_JOB_
For the data below, work out how many lines contain the word "with" and supply only that number.

_LISTED ENTRIES_
────────────────────
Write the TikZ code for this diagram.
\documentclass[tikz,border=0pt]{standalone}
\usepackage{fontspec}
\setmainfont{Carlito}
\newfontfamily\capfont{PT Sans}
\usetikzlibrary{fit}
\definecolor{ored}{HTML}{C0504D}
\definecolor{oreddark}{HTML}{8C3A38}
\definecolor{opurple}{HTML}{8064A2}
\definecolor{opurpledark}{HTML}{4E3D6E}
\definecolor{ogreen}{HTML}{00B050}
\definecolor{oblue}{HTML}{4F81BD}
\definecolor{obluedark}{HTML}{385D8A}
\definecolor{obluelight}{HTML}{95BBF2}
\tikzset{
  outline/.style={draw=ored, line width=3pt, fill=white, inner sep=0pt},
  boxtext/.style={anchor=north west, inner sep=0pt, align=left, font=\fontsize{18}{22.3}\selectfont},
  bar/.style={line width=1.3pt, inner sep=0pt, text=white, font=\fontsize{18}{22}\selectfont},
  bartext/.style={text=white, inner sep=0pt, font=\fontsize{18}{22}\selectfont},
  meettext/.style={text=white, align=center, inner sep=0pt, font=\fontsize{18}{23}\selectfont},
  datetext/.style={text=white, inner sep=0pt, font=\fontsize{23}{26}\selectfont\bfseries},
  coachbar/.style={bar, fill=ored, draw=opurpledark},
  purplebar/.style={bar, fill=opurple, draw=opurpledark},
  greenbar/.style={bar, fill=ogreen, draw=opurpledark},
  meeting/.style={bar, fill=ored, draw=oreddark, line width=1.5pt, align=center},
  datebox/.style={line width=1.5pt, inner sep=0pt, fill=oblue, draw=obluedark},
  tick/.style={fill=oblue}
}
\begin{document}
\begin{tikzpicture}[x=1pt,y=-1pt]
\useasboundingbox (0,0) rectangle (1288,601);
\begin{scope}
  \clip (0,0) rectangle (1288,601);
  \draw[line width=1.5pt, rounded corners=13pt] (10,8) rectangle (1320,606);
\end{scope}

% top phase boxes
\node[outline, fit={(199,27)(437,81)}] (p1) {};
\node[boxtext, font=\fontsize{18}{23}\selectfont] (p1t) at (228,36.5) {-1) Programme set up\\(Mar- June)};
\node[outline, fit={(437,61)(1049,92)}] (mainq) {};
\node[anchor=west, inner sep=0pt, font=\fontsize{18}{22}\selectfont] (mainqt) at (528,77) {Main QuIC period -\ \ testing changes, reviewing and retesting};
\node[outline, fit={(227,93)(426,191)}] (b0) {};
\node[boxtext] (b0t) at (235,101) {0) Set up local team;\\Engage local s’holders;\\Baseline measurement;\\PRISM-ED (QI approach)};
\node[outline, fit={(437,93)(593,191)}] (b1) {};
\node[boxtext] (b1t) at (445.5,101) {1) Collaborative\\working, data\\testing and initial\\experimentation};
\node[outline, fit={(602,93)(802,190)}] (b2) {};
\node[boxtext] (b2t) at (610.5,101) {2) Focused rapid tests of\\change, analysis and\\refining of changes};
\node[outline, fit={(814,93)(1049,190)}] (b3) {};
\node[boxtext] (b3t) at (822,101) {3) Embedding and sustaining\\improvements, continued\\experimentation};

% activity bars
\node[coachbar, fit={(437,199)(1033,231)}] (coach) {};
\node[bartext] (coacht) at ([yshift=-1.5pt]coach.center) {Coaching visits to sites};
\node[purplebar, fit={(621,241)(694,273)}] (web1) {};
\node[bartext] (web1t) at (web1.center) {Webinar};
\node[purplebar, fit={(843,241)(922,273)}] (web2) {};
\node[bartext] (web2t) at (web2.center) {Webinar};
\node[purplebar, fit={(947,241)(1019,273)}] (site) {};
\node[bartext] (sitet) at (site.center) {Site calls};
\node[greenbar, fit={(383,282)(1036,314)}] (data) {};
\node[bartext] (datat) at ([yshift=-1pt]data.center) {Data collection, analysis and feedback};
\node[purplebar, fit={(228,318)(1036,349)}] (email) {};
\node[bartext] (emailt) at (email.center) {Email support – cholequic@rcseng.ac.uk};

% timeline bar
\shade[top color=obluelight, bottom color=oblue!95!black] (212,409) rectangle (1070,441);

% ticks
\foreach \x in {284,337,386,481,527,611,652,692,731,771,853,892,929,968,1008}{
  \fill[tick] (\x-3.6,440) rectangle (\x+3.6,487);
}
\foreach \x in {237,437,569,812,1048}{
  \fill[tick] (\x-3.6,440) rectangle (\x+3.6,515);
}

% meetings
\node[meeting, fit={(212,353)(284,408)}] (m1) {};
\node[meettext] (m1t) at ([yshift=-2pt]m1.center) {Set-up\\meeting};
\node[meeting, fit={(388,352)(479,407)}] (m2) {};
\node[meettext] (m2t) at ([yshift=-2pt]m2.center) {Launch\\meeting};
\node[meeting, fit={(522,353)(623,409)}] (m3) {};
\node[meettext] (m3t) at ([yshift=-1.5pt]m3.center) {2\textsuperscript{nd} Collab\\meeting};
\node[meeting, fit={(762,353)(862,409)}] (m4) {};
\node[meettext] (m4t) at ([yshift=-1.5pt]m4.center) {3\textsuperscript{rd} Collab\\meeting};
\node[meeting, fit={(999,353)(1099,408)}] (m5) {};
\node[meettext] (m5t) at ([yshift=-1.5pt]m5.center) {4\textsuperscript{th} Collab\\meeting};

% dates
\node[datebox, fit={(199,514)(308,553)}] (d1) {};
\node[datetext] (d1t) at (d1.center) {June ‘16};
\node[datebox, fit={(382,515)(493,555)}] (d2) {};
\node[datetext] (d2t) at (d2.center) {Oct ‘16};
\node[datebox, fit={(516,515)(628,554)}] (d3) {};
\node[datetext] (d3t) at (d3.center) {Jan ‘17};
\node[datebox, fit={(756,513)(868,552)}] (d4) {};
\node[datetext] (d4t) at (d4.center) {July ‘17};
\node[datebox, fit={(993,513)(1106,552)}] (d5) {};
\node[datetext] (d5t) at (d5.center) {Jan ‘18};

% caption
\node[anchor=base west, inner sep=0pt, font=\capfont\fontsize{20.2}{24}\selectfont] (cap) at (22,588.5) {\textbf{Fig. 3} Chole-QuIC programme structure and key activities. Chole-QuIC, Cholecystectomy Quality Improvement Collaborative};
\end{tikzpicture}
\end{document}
────────────────────
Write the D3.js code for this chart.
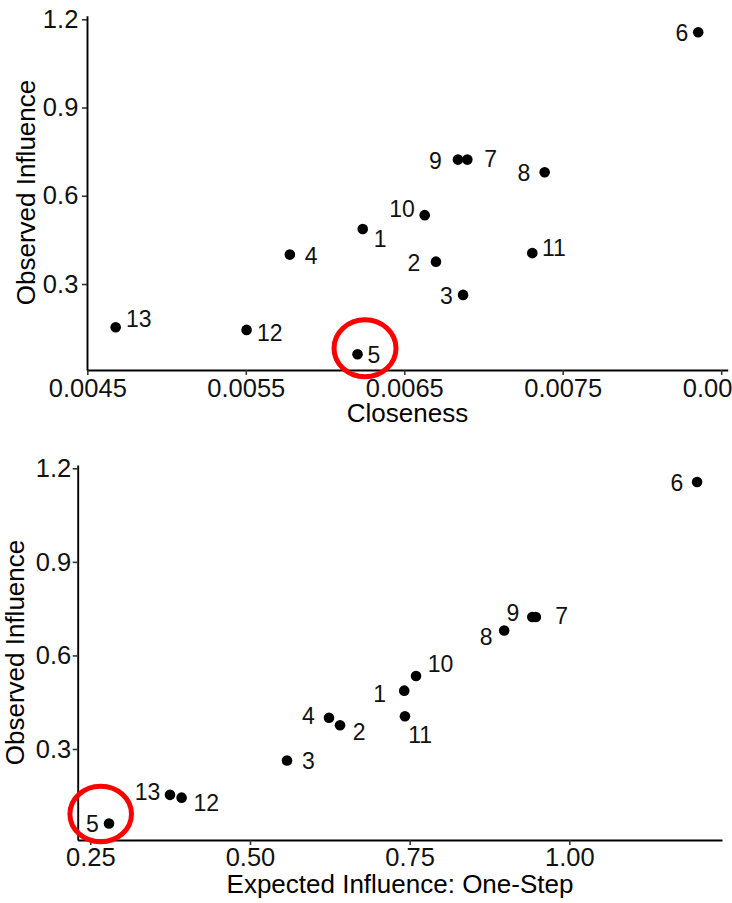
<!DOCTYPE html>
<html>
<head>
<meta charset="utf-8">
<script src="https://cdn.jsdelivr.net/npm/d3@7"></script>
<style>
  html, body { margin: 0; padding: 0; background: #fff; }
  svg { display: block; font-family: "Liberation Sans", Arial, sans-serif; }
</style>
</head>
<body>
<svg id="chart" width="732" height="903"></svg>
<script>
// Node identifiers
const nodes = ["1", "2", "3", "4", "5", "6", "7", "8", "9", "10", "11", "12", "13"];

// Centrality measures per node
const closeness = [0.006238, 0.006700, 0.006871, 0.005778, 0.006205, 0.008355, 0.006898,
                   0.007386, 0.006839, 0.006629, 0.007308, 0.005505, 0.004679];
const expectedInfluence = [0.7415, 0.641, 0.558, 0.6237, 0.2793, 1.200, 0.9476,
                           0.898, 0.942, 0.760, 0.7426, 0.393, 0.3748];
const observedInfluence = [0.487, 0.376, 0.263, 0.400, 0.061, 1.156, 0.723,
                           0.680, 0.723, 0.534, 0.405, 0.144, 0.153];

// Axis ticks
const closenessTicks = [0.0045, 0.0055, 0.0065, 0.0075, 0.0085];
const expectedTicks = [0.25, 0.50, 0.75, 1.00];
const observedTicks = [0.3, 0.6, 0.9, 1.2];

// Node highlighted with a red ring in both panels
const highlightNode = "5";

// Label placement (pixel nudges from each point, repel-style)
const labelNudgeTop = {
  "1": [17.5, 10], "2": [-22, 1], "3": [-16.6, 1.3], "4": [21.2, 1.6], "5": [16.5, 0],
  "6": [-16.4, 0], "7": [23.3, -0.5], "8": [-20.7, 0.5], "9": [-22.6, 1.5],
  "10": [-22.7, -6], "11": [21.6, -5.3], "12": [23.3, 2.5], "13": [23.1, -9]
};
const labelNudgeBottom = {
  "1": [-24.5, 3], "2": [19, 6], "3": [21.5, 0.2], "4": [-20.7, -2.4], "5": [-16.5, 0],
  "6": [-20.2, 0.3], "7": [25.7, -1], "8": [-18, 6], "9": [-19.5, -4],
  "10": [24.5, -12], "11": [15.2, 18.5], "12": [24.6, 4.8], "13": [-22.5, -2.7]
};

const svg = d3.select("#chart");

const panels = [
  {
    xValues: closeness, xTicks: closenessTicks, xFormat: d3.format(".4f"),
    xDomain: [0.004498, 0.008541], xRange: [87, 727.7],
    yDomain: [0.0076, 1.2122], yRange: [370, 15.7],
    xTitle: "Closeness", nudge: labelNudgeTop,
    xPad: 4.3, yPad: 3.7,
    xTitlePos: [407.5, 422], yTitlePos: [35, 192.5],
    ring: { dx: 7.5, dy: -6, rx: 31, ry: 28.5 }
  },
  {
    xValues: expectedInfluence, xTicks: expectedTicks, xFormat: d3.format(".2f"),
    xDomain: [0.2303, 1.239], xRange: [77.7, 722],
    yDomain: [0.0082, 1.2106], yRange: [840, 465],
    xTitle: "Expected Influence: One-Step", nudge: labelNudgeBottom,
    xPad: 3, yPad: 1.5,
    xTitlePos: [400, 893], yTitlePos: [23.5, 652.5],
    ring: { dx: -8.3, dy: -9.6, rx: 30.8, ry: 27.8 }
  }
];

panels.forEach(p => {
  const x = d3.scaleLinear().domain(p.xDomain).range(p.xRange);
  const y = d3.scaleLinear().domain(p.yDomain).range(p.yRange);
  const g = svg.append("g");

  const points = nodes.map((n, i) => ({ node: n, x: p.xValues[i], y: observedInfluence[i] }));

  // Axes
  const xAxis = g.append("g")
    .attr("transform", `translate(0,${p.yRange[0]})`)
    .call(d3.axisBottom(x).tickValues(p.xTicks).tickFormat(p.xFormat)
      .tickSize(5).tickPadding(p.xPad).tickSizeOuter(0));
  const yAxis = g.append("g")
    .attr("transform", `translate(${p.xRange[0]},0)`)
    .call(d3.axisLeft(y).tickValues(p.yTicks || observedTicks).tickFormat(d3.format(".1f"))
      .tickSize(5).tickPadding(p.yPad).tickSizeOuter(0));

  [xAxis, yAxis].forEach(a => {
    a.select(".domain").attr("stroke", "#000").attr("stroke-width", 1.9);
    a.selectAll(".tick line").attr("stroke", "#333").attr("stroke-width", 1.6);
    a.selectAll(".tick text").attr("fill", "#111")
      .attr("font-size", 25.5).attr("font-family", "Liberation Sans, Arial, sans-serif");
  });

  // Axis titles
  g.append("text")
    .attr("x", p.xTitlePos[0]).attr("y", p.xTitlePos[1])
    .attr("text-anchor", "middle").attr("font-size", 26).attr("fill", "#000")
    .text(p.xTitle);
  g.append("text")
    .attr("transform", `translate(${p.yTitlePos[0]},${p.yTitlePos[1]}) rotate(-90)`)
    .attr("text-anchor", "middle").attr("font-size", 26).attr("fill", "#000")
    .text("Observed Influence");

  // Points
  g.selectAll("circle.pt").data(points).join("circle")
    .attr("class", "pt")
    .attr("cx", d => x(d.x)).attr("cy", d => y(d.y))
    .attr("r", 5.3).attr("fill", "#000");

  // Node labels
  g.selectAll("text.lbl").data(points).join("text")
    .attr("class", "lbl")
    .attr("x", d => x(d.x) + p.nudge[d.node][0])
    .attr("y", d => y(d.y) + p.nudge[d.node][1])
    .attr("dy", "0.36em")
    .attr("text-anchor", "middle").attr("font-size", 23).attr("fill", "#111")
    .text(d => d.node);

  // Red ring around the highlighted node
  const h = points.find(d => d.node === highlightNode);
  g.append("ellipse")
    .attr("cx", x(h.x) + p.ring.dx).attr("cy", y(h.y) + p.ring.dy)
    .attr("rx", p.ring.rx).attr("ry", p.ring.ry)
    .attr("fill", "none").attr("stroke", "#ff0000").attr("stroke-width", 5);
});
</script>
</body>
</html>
────────────────────
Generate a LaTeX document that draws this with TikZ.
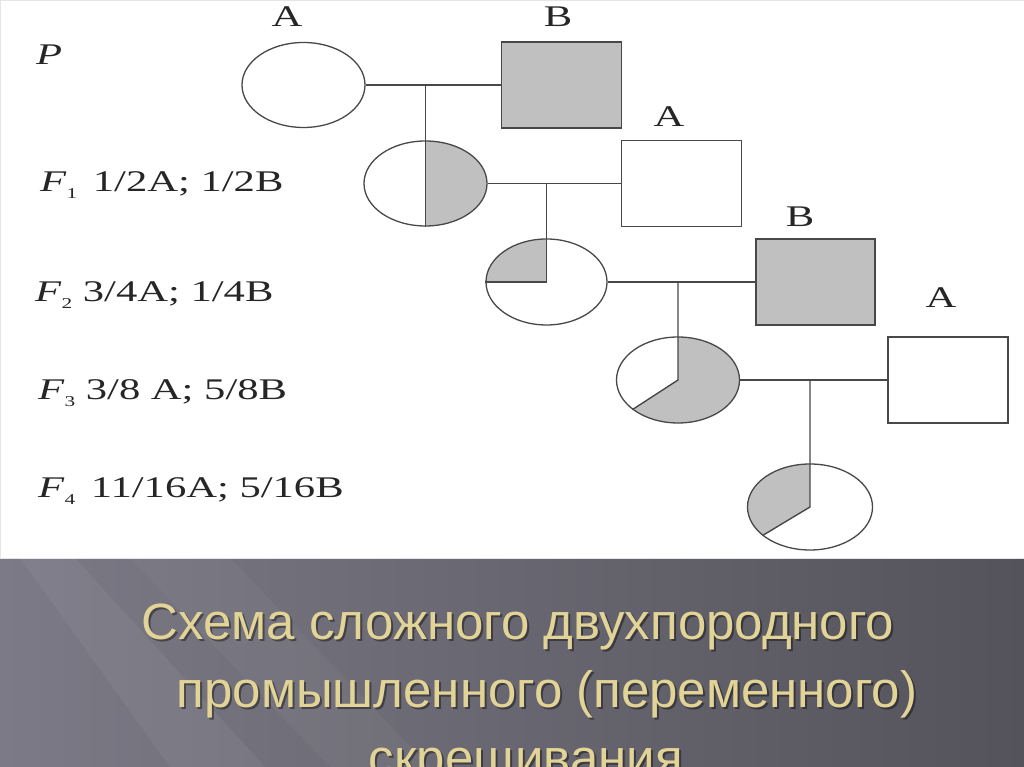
────────────────────
_SOLVED PROBLEM_
2